Pour le premier profil je parlerai de contexte « non opérationnel ». On est dans une approche « well being », « care », voire « happiness« . On utilisera tous les leviers possibles pour améliorer ce que le collaborateur vit au travail…mais en dehors de son métier. Ce que je caricature grossièrement en général « mettre un sauna à côté de la salle de torture » puisqu’on ne s’occupe du collaborateur que lorsqu’il n’est pas en situation de travail, pas en train de produire.
Pour le second profil je parlerai de « contexte opérationnel ». On est davantage dans une logique de performance et l’objectif est de supprimer tous les points de friction qui empêchent les collaborateurs de délivrer individuellement et collectivement leur plein potentiel. Il s’agit de s’attaquer prioritairement à la salle de torture même dans un second temps on n’a rien contre un sauna.
Quelle est la meilleure option ?
Je ne vous cache pas mon parti pris pour la seconde mais ça n’est qu’un avis personnel et il ne répond pas vraiment à la question.

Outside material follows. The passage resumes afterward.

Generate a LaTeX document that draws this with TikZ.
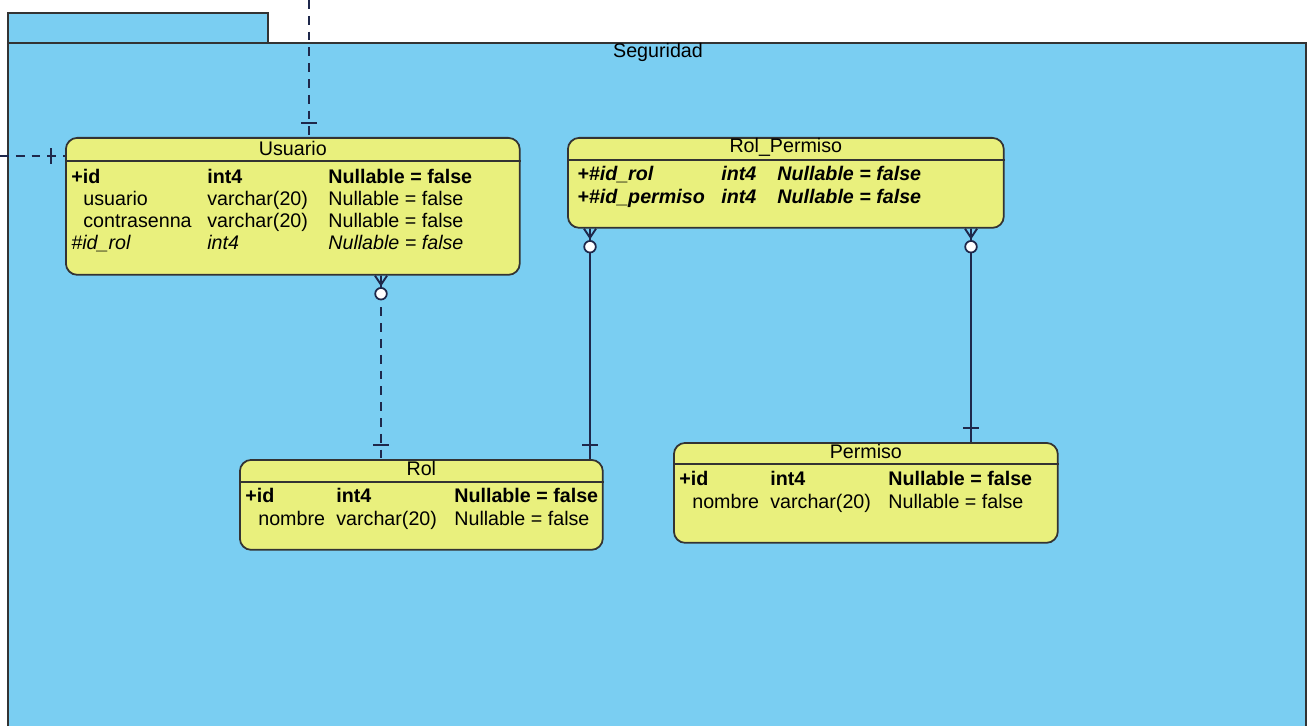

Ici on est du côté de la personne en charge de la fonction et de sa vision du poste, largement conditionnée par son background.
En fait tout dépend de ce que veux faire l’entreprise. Peut être que la partie « opérationnelle » est déjà la responsabilité de quelqu’un d’autre auquel cas l’expérience employé récupère ce qui manque. Peut être l’entreprise ne veut-elle pas s’aventurer sur le terrain prometteur mais parfois politiquement sensible de la simplification de l’organisation et de ses process. Peut être ne veut-elle faire que de la cosmétique. Peut être ne veut-elle pas trop déshabiller sa fonction RH… Tout est question de contexte, d’ambition et ensuite il suffit de trouver le bon profil.
Bref il n’y a pas de profil ou de parcours type pour piloter l’expérience employé, il faut juste être clair sur ce qu’on met dedans.